Relief Agencies Ready as New Storm Season Begins

Hurricane forecasters have called for 17 named storms for the 2006 Atlantic hurricane season which begins today. And although record storm activity last year exhausted sizeable amounts of relief aid, disaster relief organizations have reported a still large or even larger pool of volunteers as another active year begins.

This year’s Atlantic Hurricane season is predicted to produce some four to six major hurricanes in the Atlantic Ocean and Gulf of Mexico and the National Hurricane Center indicated a season less active than 2005's record storms.

Still, "one hurricane hitting where you live is enough to make it a bad season," said Max Mayfield, the National Hurricane Center director, according to The Associated Press.

The Salvation Army spokesperson Melissa Temme agreed, saying it just takes one hurricane to cause catastrophic damages like Hurricanes Andrew and Katrina.

"Hope for the best, plan for the worst," she said.

The Army's preparation for disasters goes all year long, but this year the evangelical organization is placing more emphasis on training the volunteers. No volunteer is sent onsite at the break of a disaster unless trained, Temme stressed. Volunteers in the past year have numbered more than 3.5 million in all of the Army's operations and Temme reported a large pool of them prepared to meet emergency needs.

New this year to the evangelical body's response is a corporate partnership with Wal-Mart, which provided The Salvation Army's first million dollars the day after Katrina made landfall. The major retailer will help facilitate a more quick and effective emergency response of goods through their very own Emergency Operating Center in the immediate aftermath of a disaster.

Pulled out just early this year from the Katrina-ravaged areas, The Salvation Army's emergency mobile units – canteens – have been under maintenance to be equipped with the GPS (Global Positioning System) tracking system that the Army recently began utilizing during relief efforts in the Gulf Coast. When BlackBerry cell phones and Internet systems were down during Katrina aid work, communication blockages made it difficult for the Army to locate mobile units and disaster teams. Now meeting the new hurricane season, the non-profit is ready with its tracking system in place to dispatch their emergency units wherever there is need.

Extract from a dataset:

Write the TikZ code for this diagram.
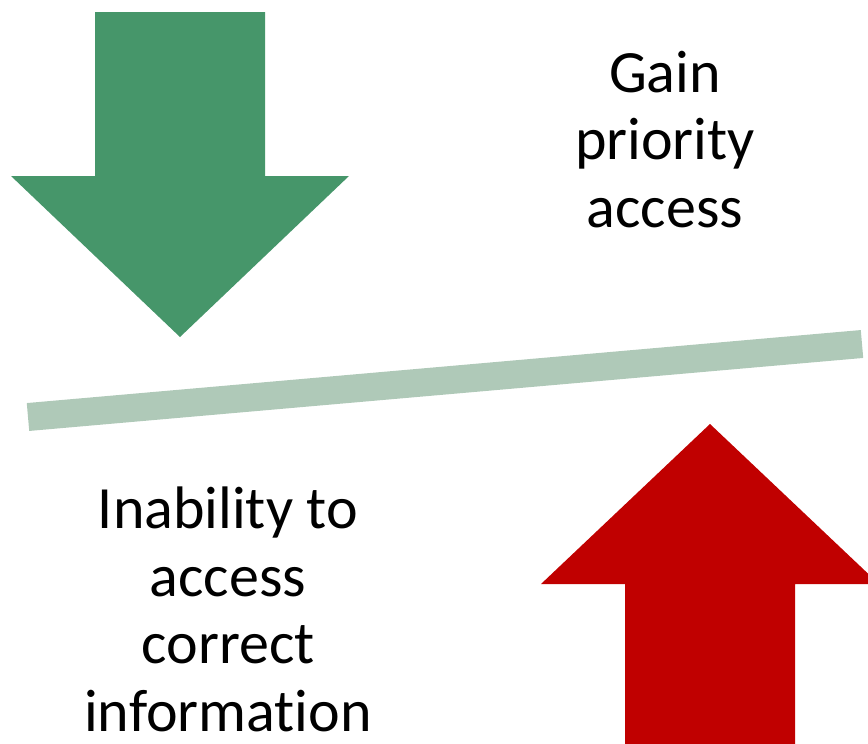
\documentclass[tikz,border=0pt]{standalone}
\usepackage{fontspec}
\setmainfont{Carlito}[Ligatures=NoCommon]
\definecolor{arrowgreen}{RGB}{70,150,106}
\definecolor{arrowred}{RGB}{192,0,0}
\definecolor{barcolor}{RGB}{175,201,184}
\begin{document}
\begin{tikzpicture}[x=1pt,y=-1pt,
  bigtext/.style={inner sep=0pt, align=center, font=\fontsize{60}{67.5}\selectfont}]
\useasboundingbox (0,0) rectangle (868,744);
\clip (0,0) rectangle (868,744);
% green arrow pointing down
\fill[arrowgreen] (95,12) -- (265,12) -- (265,176) -- (349,176) -- (180,337)
  -- (11,176) -- (95,176) -- cycle;
% red arrow pointing up
\fill[arrowred] (625,760) -- (625,584) -- (541,584) -- (710,424) -- (879,584)
  -- (795,584) -- (795,760) -- cycle;
% balance bar
\coordinate (barL) at (28,417);
\coordinate (barR) at (862,344);
\draw[barcolor, line width=28pt, line cap=butt] (barL) -- (barR);
% texts
\node[bigtext, anchor=north] (gain) at (665,51) {Gain\\priority\\access};
\node[bigtext, anchor=north] (inab) at (228,487) {Inability to\\access\\correct\\information};
\end{tikzpicture}
\end{document}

"Katrina: Lessons Learned" was a common theme picked up by government emergency agencies and relief organizations. Although there were plenty of lessons to be learned after much response failures, last year's devastating hurricane season fostered strengthened partnerships between federal, non-profit and evangelical organizations.

Jim Burton, director of volunteer mobilization for North American Mission Board, noted stronger relations with the Army and the Red Cross after a year of unprecedented disasters and aid efforts.

Largely as a result of Katrina, NAMB volunteers have increased from 30,000 to 50,000 in the past year. Burton pointed to a tremendous interest in disaster relief as a community service and how Katrina "captured America's heart." The Southern Baptist Convention's disaster relief arm has also seen a growth in mobile units from approximately 500 to 800.

"We are a missional people. That's our heart," said Burton. "Disaster relief has become a great way for us to be on mission in our own nation."

The mission board launched a new project in recent months called Operation NOAH (New Orleans Area Home) Rebuild, partnering with one of the largest men's ministries Promise Keepers for the more than $5-million effort. The goal is to rebuild 1,000 homes and 20 Southern Baptist churches while challenging evangelical "men to take their faith to the streets and do something very tangible there," as Burton stated.

Both the Army and the NAMB are strengthening their leadership base with a more efficient communication system. Leaders in both organizations are training under the Incident Command System, a management system for a more organized emergency multi-agency response and better coordination in the field.

The Atlantic hurricane season runs from June 1 to Nov. 30.